The Burgesses and the Lejonvarns had been good friends for over 10 years. At the Burgesses’ Olympic themed party, Mr Burgess revealed to Mrs Lejonvarn the plan that he had for landscaping his garden. The plan had an initial quote of £175,622 plus VAT attached to it, later reduced to £150,000 plus VAT (presumably it was a very substantial garden!). Mrs Lejonvarn, a Netherlands registered architect, took the view that this price was excessive and the project could be completed at a lower cost.
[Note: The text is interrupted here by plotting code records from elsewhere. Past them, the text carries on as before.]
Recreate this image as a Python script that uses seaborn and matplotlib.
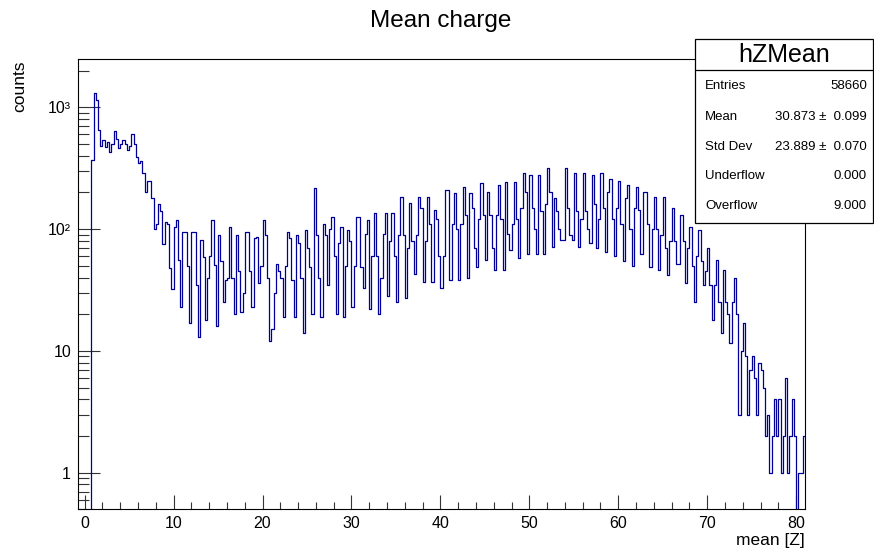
import numpy as np
import pandas as pd
import matplotlib
matplotlib.use("Agg")
import matplotlib.pyplot as plt
import seaborn as sns
from matplotlib.patches import Rectangle
from matplotlib.lines import Line2D
from matplotlib.ticker import FixedLocator, FixedFormatter, LogLocator, NullFormatter, MultipleLocator

# ---------------- data ----------------
bin_width = 0.25
first_edge = 0.5
counts = [
    0, 370,                   # 0.50, 0.75
    1300, 1150, 650, 480,     # 1
    540, 470, 520, 430,       # 2
    500, 640, 550, 460,       # 3
    500, 540, 500, 450,       # 4
    480, 600, 500, 390,       # 5
    350, 360, 290, 200,       # 6
    250, 250, 180, 100,       # 7
    110, 160, 140, 75,        # 8
    115, 110, 48, 32,         # 9
    104, 119, 56, 23,         # 10
    95, 95, 50, 17,           # 11
    95, 95, 35, 13,           # 12
    81, 59, 18, 40,           # 13
    60, 119, 51, 16,          # 14
    89, 55, 25, 38,           # 15
    40, 104, 40, 20,          # 16
    89, 45, 21, 30,           # 17
    95, 95, 45, 23,           # 18
    85, 86, 36, 50,           # 19
    119, 90, 40, 12,          # 20
    15, 30, 52, 45,           # 21
    40, 19, 50, 95,           # 22
    85, 38, 19, 90,           # 23
    77, 40, 14, 98,           # 24
    70, 49, 20, 218,          # 25
    90, 40, 19, 111,          # 26
    90, 35, 100, 125,         # 27
    60, 20, 77, 104,          # 28
    19, 50, 98, 80,           # 29
    23, 50, 126, 126,         # 30
    49, 33, 92, 119,          # 31
    22, 60, 135, 60,          # 32
    20, 40, 92, 135,          # 33
    28, 80, 135, 60,          # 34
    25, 90, 183, 90,          # 35
    27, 70, 164, 80,          # 36
    43, 90, 183, 150,         # 37
    37, 80, 183, 110,         # 38
    37, 144, 120, 60,         # 39
    33, 60, 209, 209,         # 40
    38, 110, 197, 100,        # 41
    38, 110, 222, 130,        # 42
    40, 197, 150, 70,         # 43
    49, 120, 238, 130,        # 44
    56, 201, 130, 70,         # 45
    46, 130, 230, 120,        # 46
    46, 245, 92, 67,          # 47
    110, 245, 120, 58,        # 48
    150, 290, 200, 63,        # 49
    280, 150, 100, 63,        # 50
    280, 140, 63, 160,        # 51
    318, 200, 71, 180,        # 52
    140, 100, 81, 81,         # 53
    318, 150, 90, 81,         # 54
    290, 140, 71, 120,        # 55
    290, 140, 100, 77,        # 56
    280, 160, 70, 120,        # 57
    290, 150, 65, 200,        # 58
    260, 120, 60, 150,        # 59
    250, 110, 55, 180,        # 60
    230, 100, 50, 150,        # 61
    220, 144, 63, 200,        # 62
    200, 110, 49, 100,        # 63
    183, 100, 46, 90,         # 64
    183, 70, 42, 80,          # 65
    149, 80, 52, 52,          # 66
    131, 80, 36, 70,          # 67
    104, 50, 25, 60,          # 68
    98, 55, 35, 45,           # 69
    70, 35, 18, 35,           # 70
    56, 25, 14, 46,           # 71
    25, 20, 11.5, 25,         # 72
    40, 20, 3, 10,            # 73
    17, 9, 3, 7,              # 74
    9, 6, 3, 8,               # 75
    7, 5, 2, 3,               # 76
    1, 2, 4, 2,               # 77
    4, 1, 2, 6,               # 78
    1, 2, 4, 2,               # 79
    0, 1, 1, 2,               # 80
]
n_bins = len(counts)
last_edge = first_edge + bin_width * n_bins
centers = first_edge + bin_width * (np.arange(n_bins) + 0.5)
df = pd.DataFrame({"mean": centers, "counts": counts})

x_ticks = [0, 10, 20, 30, 40, 50, 60, 70, 80]
y_ticks = [1, 10, 100, 1000]
y_tick_labels = ["1", "10", "10\u00b2", "10\u00b3"]

title = "Mean charge"
x_label = "mean [Z]"
y_label = "counts"
hist_name = "hZMean"
stat_names = ["Entries", "Mean", "Std Dev", "Underflow", "Overflow"]
stat_values = ["58660", "30.873 \u00b1  0.099", "23.889 \u00b1  0.070", "0.000", "9.000"]

# ---------------- style ----------------
sns.set_style("white")
plt.rcParams["font.family"] = ["Liberation Sans", "DejaVu Sans"]
plt.rcParams["axes.linewidth"] = 0.8
plt.rcParams["text.color"] = "black"
plt.rcParams["xtick.color"] = "black"
plt.rcParams["ytick.color"] = "black"
plt.rcParams["axes.labelcolor"] = "black"

W, H = 874, 550
fig = plt.figure(figsize=(W / 100, H / 100), dpi=100)
ax = fig.add_axes([78 / W, 1 - 509.3 / H, (805 - 78) / W, (509.3 - 59.3) / H])

line_color = "#000099"
sns.histplot(data=df, x="mean", weights="counts", binwidth=bin_width,
             binrange=(first_edge, last_edge), element="step",
             fill=False, color=line_color, linewidth=0.9, ax=ax)
ax.set_yscale("log")
ax.set_xlim(-0.75, 81.0)
ax.set_ylim(0.5, 2480)

for s in ax.spines.values():
    s.set_color("black")
    s.set_linewidth(0.8)

ax.xaxis.set_major_locator(FixedLocator(x_ticks))
ax.xaxis.set_minor_locator(MultipleLocator(2))
ax.yaxis.set_major_locator(FixedLocator(y_ticks))
ax.yaxis.set_major_formatter(FixedFormatter(y_tick_labels))
ax.yaxis.set_minor_locator(LogLocator(base=10, subs=np.arange(2, 10), numticks=20))
ax.yaxis.set_minor_formatter(NullFormatter())

ax.tick_params(axis="x", which="major", direction="in", length=10, width=0.8,
               labelsize=11.5, pad=5, color="#333333", labelcolor="black",
               bottom=True, top=False)
ax.tick_params(axis="x", which="minor", direction="in", length=5, width=0.8,
               color="#333333", bottom=True, top=False)
ax.tick_params(axis="y", which="major", direction="in", length=16, width=0.8,
               labelsize=11.5, pad=5, color="#333333", labelcolor="black",
               left=True, right=False)
ax.tick_params(axis="y", which="minor", direction="in", length=8, width=0.8,
               color="#333333", left=True, right=False)
ax.set_xlabel("")
ax.set_ylabel("")

fig.text(441 / W, 1 - 21 / H, title, ha="center", va="center", fontsize=17.5, color="black")
fig.text(805 / W, 1 - 540 / H, x_label, ha="right", va="center", fontsize=12.5, color="black")
fig.text(20 / W, 1 - 60 / H, y_label, ha="center", va="top", rotation=90, fontsize=12.5,
         color="black")

# stats box
bx0, by0, bx1, by1 = 695, 39.3, 873, 222.7
fig.add_artist(Rectangle((bx0 / W, 1 - by1 / H), (bx1 - bx0) / W, (by1 - by0) / H,
                         transform=fig.transFigure, facecolor="white",
                         edgecolor="black", linewidth=0.9, zorder=5))
fig.add_artist(Line2D([bx0 / W, bx1 / W], [1 - 70 / H, 1 - 70 / H],
                      transform=fig.transFigure, color="black", linewidth=0.9, zorder=6))
fig.text((bx0 + bx1) / 2 / W, 1 - 55.5 / H, hist_name, ha="center", va="center",
         fontsize=18, color="black", zorder=7)
row_y = [85.7, 116.7, 146.7, 175.7, 205.7]
for name, val, yy in zip(stat_names, stat_values, row_y):
    fig.text(705 / W, 1 - yy / H, name, ha="left", va="center", fontsize=9.5,
             color="black", zorder=7)
    fig.text(867 / W, 1 - yy / H, val, ha="right", va="center", fontsize=9.5,
             color="black", zorder=7)

fig.savefig("out.png", dpi=100)
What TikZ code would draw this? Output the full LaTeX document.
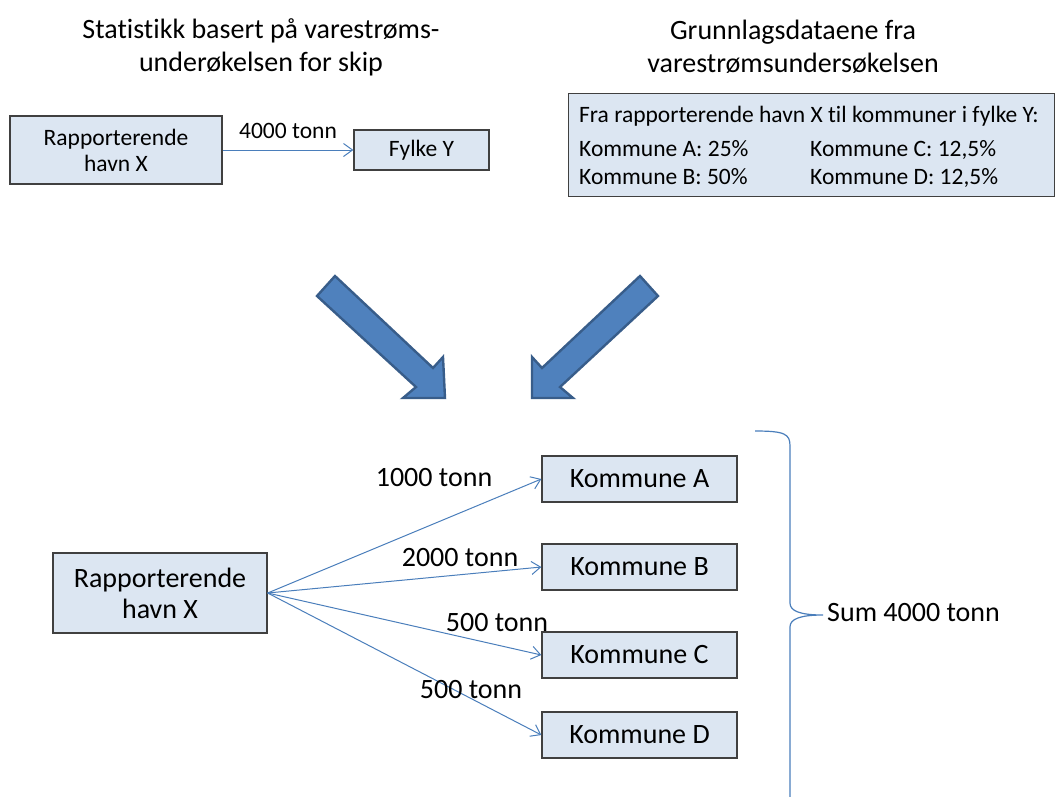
\documentclass[tikz,border=0pt]{standalone}
\usepackage{fontspec}
\setmainfont{Carlito}[Ligatures=NoCommon]
\usetikzlibrary{arrows.meta}
\definecolor{boxfill}{HTML}{DCE6F2}
\definecolor{boxdraw}{HTML}{404040}
\definecolor{linkblue}{HTML}{4A7EBB}
\definecolor{bigfill}{HTML}{4F81BD}
\definecolor{bigdraw}{HTML}{385D8A}
\tikzset{
  sbox/.style={draw=boxdraw, fill=boxfill, line width=1.3pt, inner sep=0pt, align=center},
  link/.style={draw=linkblue, line width=1pt, -{Straight Barb[length=9pt,width=13pt,line width=1pt]}},
  bigarrow/.style={fill=bigfill, draw=bigdraw, line width=2.4pt, line join=miter},
  fsmall/.style={font=\fontsize{23.5}{26}\selectfont},
  flarge/.style={font=\fontsize{28}{31}\selectfont},
  ftitle/.style={font=\fontsize{28}{33}\selectfont, align=center},
  plain/.style={inner sep=0pt}
}
\begin{document}
\begin{tikzpicture}[x=1pt, y=-1pt]
\useasboundingbox (0,0) rectangle (1055,796);
\clip (0,0) rectangle (1055,796);

% titles
\node[ftitle, plain] (t1) at (261,47) {Statistikk basert på varestrøms-\\underøkelsen for skip};
\node[ftitle, plain] (t2) at (793,47) {Grunnlagsdataene fra\\varestrømsundersøkelsen};

% top left
\node[sbox, fsmall, minimum width=212pt, minimum height=68pt] (h1) at (116,150) {Rapporterende\\havn X};
\node[sbox, fsmall, minimum width=135pt, minimum height=40pt] (fy) at (421.5,150) {Fylke Y};
\draw[link] (h1.east) -- (fy.west);
\node[fsmall, plain] (l0) at (288,131) {4000 tonn};

% top right data box
\node[sbox, minimum width=486pt, minimum height=103pt, anchor=north west] (db) at (568,93) {};
\node[fsmall, plain, anchor=base west] (d0) at (579,122) {Fra rapporterende havn X til kommuner i fylke Y:};
\node[fsmall, plain, anchor=base west] (d1) at (579,156) {Kommune A: 25\%};
\node[fsmall, plain, anchor=base west] (d2) at (810,156) {Kommune C: 12,5\%};
\node[fsmall, plain, anchor=base west] (d3) at (579,184) {Kommune B: 50\%};
\node[fsmall, plain, anchor=base west] (d4) at (810,184) {Kommune D: 12,5\%};

% block arrows
\draw[bigarrow] (317,296) -- (335,276) -- (433,368) -- (443,357) -- (445,398) -- (403,398) -- (416,387) -- cycle;
\draw[bigarrow] (658,296) -- (640,276) -- (542,368) -- (532,357) -- (532,398) -- (573,398) -- (560,387) -- cycle;

% bottom
\node[sbox, flarge, minimum width=214pt, minimum height=80pt] (h2) at (160,593) {Rapporterende\\havn X};
\node[sbox, flarge, minimum width=195pt, minimum height=46pt] (ka) at (639.5,479) {Kommune A};
\node[sbox, flarge, minimum width=195pt, minimum height=46pt] (kb) at (639.5,567) {Kommune B};
\node[sbox, flarge, minimum width=195pt, minimum height=46pt] (kc) at (639.5,655) {Kommune C};
\node[sbox, flarge, minimum width=195pt, minimum height=46pt] (kd) at (639.5,735) {Kommune D};
\draw[link] (h2.east) -- (ka.west);
\draw[link] (h2.east) -- (kb.west);
\draw[link] (h2.east) -- (kc.west);
\draw[link] (h2.east) -- (kd.west);
\node[flarge, plain] (la) at (434,478) {1000 tonn};
\node[flarge, plain] (lb) at (460,558) {2000 tonn};
\node[flarge, plain] (lc) at (497,623) {500 tonn};
\node[flarge, plain] (ld) at (471,690) {500 tonn};

% brace
\coordinate (btop) at (755,431);
\coordinate (btip) at (823,615);
\draw[draw=linkblue, line width=1.2pt] (btop) .. controls (785,431) and (790,434) .. (790,446)
  -- (790,603) .. controls (790,611) and (800,615) .. (btip)
  .. controls (800,615) and (790,619) .. (790,627) -- (790,800);
\node[flarge, plain, anchor=west] (sum) at (827,613) {Sum 4000 tonn};
\end{tikzpicture}
\end{document}
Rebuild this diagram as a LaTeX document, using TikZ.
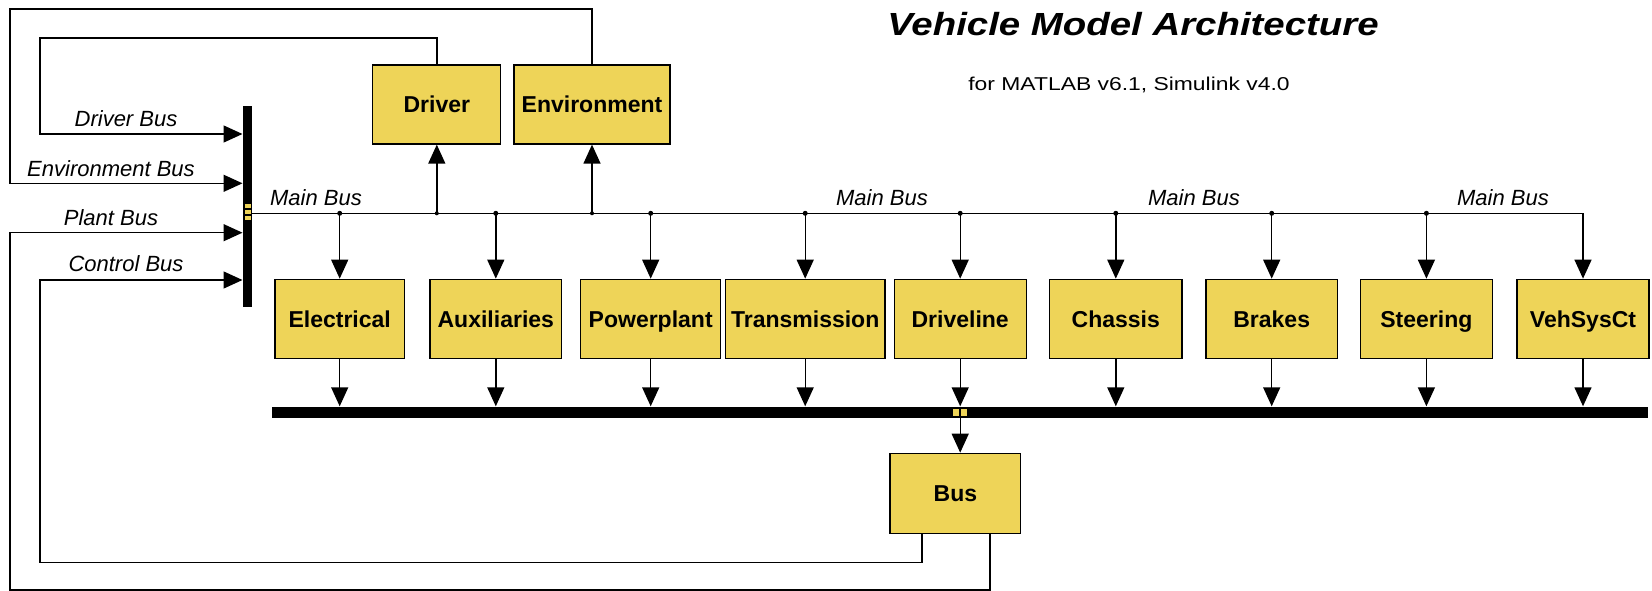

Further conversations ensued and eventually Mrs Lejonvarn arranged for a contractor to carry out the work under her supervision and project management. There was no talk of her receiving payment for the work that she was doing, at least in the early stages of the project. The only financial remuneration she was expecting was in respect of design work envisaged at a later stage. Sadly the project did not go to plan. The workmanship was of questionable quality and the budget went out of the window, with the initial quote appearing to be the better option. Following the ensuing breakdown of their friendship, the Burgesses appointed the initial landscape gardener to complete the project and claimed the increased cost, including the remedial works, from Mrs Lejonvarn. Regrettably, for Mrs Lejonvarn, she did not have Professional Indemnity Insurance in place. At the trial (of preliminary issues) the Court decided that:

  • There was no contractual relationship between the Burgesses and Mrs Lejonvarn – basic elements, i.e. consideration, were missing; but
  • Mrs Lejonvarn nevertheless owed the Burgesses a duty of care in tort for several of the design and project management services provided. A professional can owe a duty of care for pure economic loss arising from a construction project, in respect of both advice and services provided.

The Court was quick to point out that this was “not a piece of brief adhoc advice of the type occasionally offered by professional people” in an informal context. It was a large project over a period of time, which was approached in a professional way, as opposed to an informal discussion between friends. Both parties provided significant investment. But knowing quite where the line exists between “off-the-cuff” informal assistance and professional advice giving rise to a duty of care must always be uncertain. Professionals should consider the following:

  • Never offer professional advice, or anything which could arguably constitute professional advice, without the protection of Professional Indemnity insurance. Whilst we all like to think that nothing will go wrong, there is a reason why P.I. cover is available.
  • Be careful about mixing business with friendships – a 10 year friendship was destroyed over the course of one project.
  • Always think about a contract or at the very least a retainer setting out the scope of your services. As the Court stated in the judgement – “in the absence of a contract it is important to exercise greater care in distinguishing between social and professional relationships”.